Now Fred West was dominant, but not quite dominant enough. That meant that Rose was the Boss. He adored her and saw her as a goddess; she probably had her reservations about him, and would have deserted him instantly if a more dominant male had come along. Yet the extreme closeness of their relationship was due to the fact that they belonged to the same dominance group. West felt he was lucky that she put up with him. She was the master, he the slave. He kidnapped for her, presented her with victims, like a dog carrying a partridge to its master’s feet. This is why, in due course, he committed suicide, hoping that there would not be enough evidence to convict her.

Fred’s upbringing had turned him into a sex maniac. Like the Boston Strangler, he went around in a continual state of violent sexual desire. Yet he was almost certainly not sufficiently aggressive to be a rapist or—to begin with at least—a sex murderer. What is certain is that what made him capable of murder was the blow on the head he sustained in his teens; it meant that when he became angry or frustrated, he was unable to control his impulse towards violence. This is why he killed Anne McFall and his wife Rena.

It was a million to one chance that a sex maniac like Fred West should meet a schoolgirl who was a potential nymphomaniac, like Rose Letts. Rose’s strict upbringing had turned her into a shy, quiet girl who knew little of sex. (Her claim that she was raped twice as a teenager can almost certainly be dismissed as an attempt to gain sympathy from the jury and portray herself as a victim.) Fred West released in her a flood of sexual desire and dominance. All sex is based on ‘forbiddenness’, but for someone whose adolescence had been a saga of incest, Fred West was in the grip of a compulsion to discover new degrees of transgression.
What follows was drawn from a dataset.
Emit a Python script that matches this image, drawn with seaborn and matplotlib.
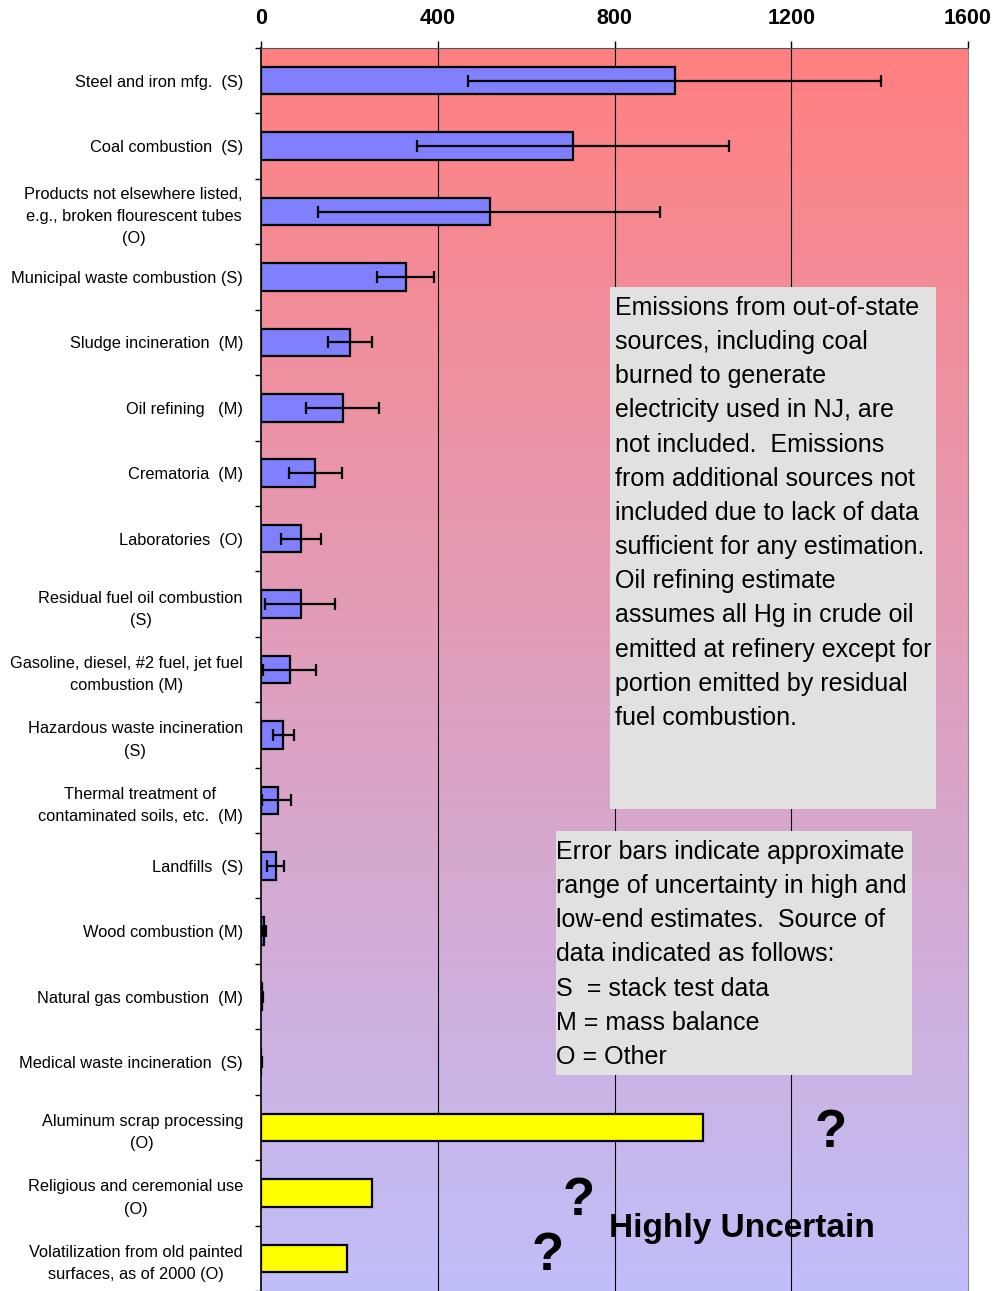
import numpy as np
import pandas as pd
import matplotlib
matplotlib.use("Agg")
import matplotlib.pyplot as plt
import seaborn as sns
from matplotlib.patches import Rectangle

sources = [
    "Steel and iron mfg.  (S)",
    "Coal combustion  (S)",
    "Products not elsewhere listed,\ne.g., broken flourescent tubes\n(O)",
    "Municipal waste combustion (S)",
    "Sludge incineration  (M)",
    "Oil refining   (M)",
    "Crematoria  (M)",
    "Laboratories  (O)",
    "Residual fuel oil combustion\n(S)",
    "Gasoline, diesel, #2 fuel, jet fuel\ncombustion (M)",
    "Hazardous waste incineration\n(S)",
    "Thermal treatment of\ncontaminated soils, etc.  (M)",
    "Landfills  (S)",
    "Wood combustion (M)",
    "Natural gas combustion  (M)",
    "Medical waste incineration  (S)",
    "Aluminum scrap processing\n(O)",
    "Religious and ceremonial use\n(O)",
    "Volatilization from old painted\nsurfaces, as of 2000 (O)",
]
emissions = [936, 705, 518, 328, 201, 185, 122, 90, 90, 66, 50, 38, 34, 7, 2, 1, 1001, 251, 194]
low_est = [468, 353, 129, 262, 151, 102, 63, 45, 9, 5, 27, 2, 14, 2, 1, 0.5,
           np.nan, np.nan, np.nan]
high_est = [1403, 1058, 902, 391, 251, 267, 183, 136, 167, 124, 75, 68, 52, 11, 4, 1.5,
            np.nan, np.nan, np.nan]
kind = ["estimate"] * 16 + ["uncertain"] * 3

df = pd.DataFrame({"source": sources, "emission": emissions,
                   "low": low_est, "high": high_est, "kind": kind})

W, H = 1003, 1291
fig = plt.figure(figsize=(W / 100, H / 100), dpi=100)
ax = fig.add_axes([261 / W, 0, (968 - 261) / W, 1 - 48 / H])


def px(x, y):
    return x / W, 1 - y / H


# background gradient red (top) -> lavender (bottom)
top_c = np.array([255, 128, 128]) / 255
bot_c = np.array([192, 190, 250]) / 255
t = np.linspace(0, 1, 256)[:, None]
grad = (top_c * (1 - t) + bot_c * t)[:, None, :]
ax.imshow(grad, extent=[0, 1, 0, 1], origin="upper", transform=ax.transAxes,
          aspect="auto", zorder=0)

for x in [400, 800, 1200]:
    ax.axvline(x, color="black", lw=0.8, zorder=1)

sns.barplot(data=df, x="emission", y="source", hue="kind", orient="h",
            palette={"estimate": "#8080FF", "uncertain": "#FFFF00"},
            saturation=1, dodge=False, legend=False, width=0.42, edgecolor="black",
            linewidth=1.6, ax=ax, zorder=2)

ypos = np.arange(len(df))
err = df["low"].notna().values
ax.errorbar(df["emission"][err], ypos[err],
            xerr=[(df["emission"] - df["low"])[err], (df["high"] - df["emission"])[err]],
            fmt="none", ecolor="black", elinewidth=1.6, capsize=4.5, capthick=1.6, zorder=3)

ax.set_xlim(0, 1600)
ax.set_ylim(len(df) - 0.5, -0.5)
ax.set_xlabel("")
ax.set_ylabel("")
ax.xaxis.tick_top()
ax.set_xticks([0, 400, 800, 1200, 1600])
ax.tick_params(axis="x", length=5, width=1, pad=9, labelsize=15.5)
for lbl in ax.get_xticklabels():
    lbl.set_fontweight("bold")
    lbl.set_family("Liberation Sans")
ax.set_yticks(ypos)
ax.set_yticklabels(sources)
ax.tick_params(axis="y", which="major", length=0, pad=13, labelsize=11.8)
ax.set_yticks(np.arange(-0.5, len(df)), minor=True)
ax.tick_params(axis="y", which="minor", length=4, width=1, color="black")
for lbl in ax.get_yticklabels():
    lbl.set_multialignment("center")
    lbl.set_linespacing(1.6)
    lbl.set_family("Liberation Sans")
ax.spines["bottom"].set_visible(False)
ax.spines["left"].set_color("black")
ax.spines["left"].set_linewidth(1.2)
ax.spines["top"].set_color("#555555")
ax.spines["right"].set_color("#888888")

# text boxes
note1 = ("Emissions from out-of-state\nsources, including coal\nburned to generate\n"
         "electricity used in NJ, are\nnot included.  Emissions\nfrom additional sources not\n"
         "included due to lack of data\nsufficient for any estimation.\nOil refining estimate\n"
         "assumes all Hg in crude oil\nemitted at refinery except for\nportion emitted by residual\n"
         "fuel combustion.")
note2 = ("Error bars indicate approximate\nrange of uncertainty in high and\n"
         "low-end estimates.  Source of\ndata indicated as follows:\n"
         "S  = stack test data\nM = mass balance\nO = Other")

for (x0, y0, x1, y1) in [(610, 287, 936, 809), (556, 831, 912, 1075)]:
    fig.add_artist(Rectangle(px(x0, y1), (x1 - x0) / W, (y1 - y0) / H,
                             transform=fig.transFigure, facecolor="#E1E1E1",
                             edgecolor="none", zorder=5))
fig.text(*px(615, 296), note1, ha="left", va="top", fontsize=18,
         family="Liberation Sans", linespacing=1.535, zorder=6)
fig.text(*px(556, 840), note2, ha="left", va="top", fontsize=18,
         family="Liberation Sans", linespacing=1.535, zorder=6)

q = dict(fontsize=38, fontweight="bold", family="Liberation Sans", ha="center", va="center")
fig.text(*px(831, 1133), "?", **q)
fig.text(*px(579, 1201), "?", **q)
fig.text(*px(548, 1256), "?", **q)
fig.text(*px(742, 1229), "Highly Uncertain", fontsize=24, fontweight="bold",
         family="Liberation Sans", ha="center", va="center")

fig.savefig("out.png", dpi=100)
Like the Victorian author of My Secret Life, he felt that a life devoted to the quest for the further reaches of sexual experiment would be a life of total and ultimate satisfaction. Unlike Ian Brady, he was too illiterate to read de Sade; yet he carried Sade’s compulsion to extend sex into a kind of religious experience even further than Brady.

Even so, without Rose it is doubtful that he would have been anything more than a would-be Casanova. Her aggressive lesbianism made her the ideal partner. Together they could lure girls into their home and use them as playthings. Each offered the other unrestricted satisfaction of their sexual desires. They were like two Alsatian dogs that together decide to kill sheep. And the fact that Fred had killed before he met her (and undoubtedly told her so at a fairly early stage in their relationship) meant that she came to accept murder as a norm, just as she came to accept ‘kinky sex’ as a norm. Fred conditioned Rose; Rose conditioned Fred. They are a perfect textbook example of what the French called folie à deux.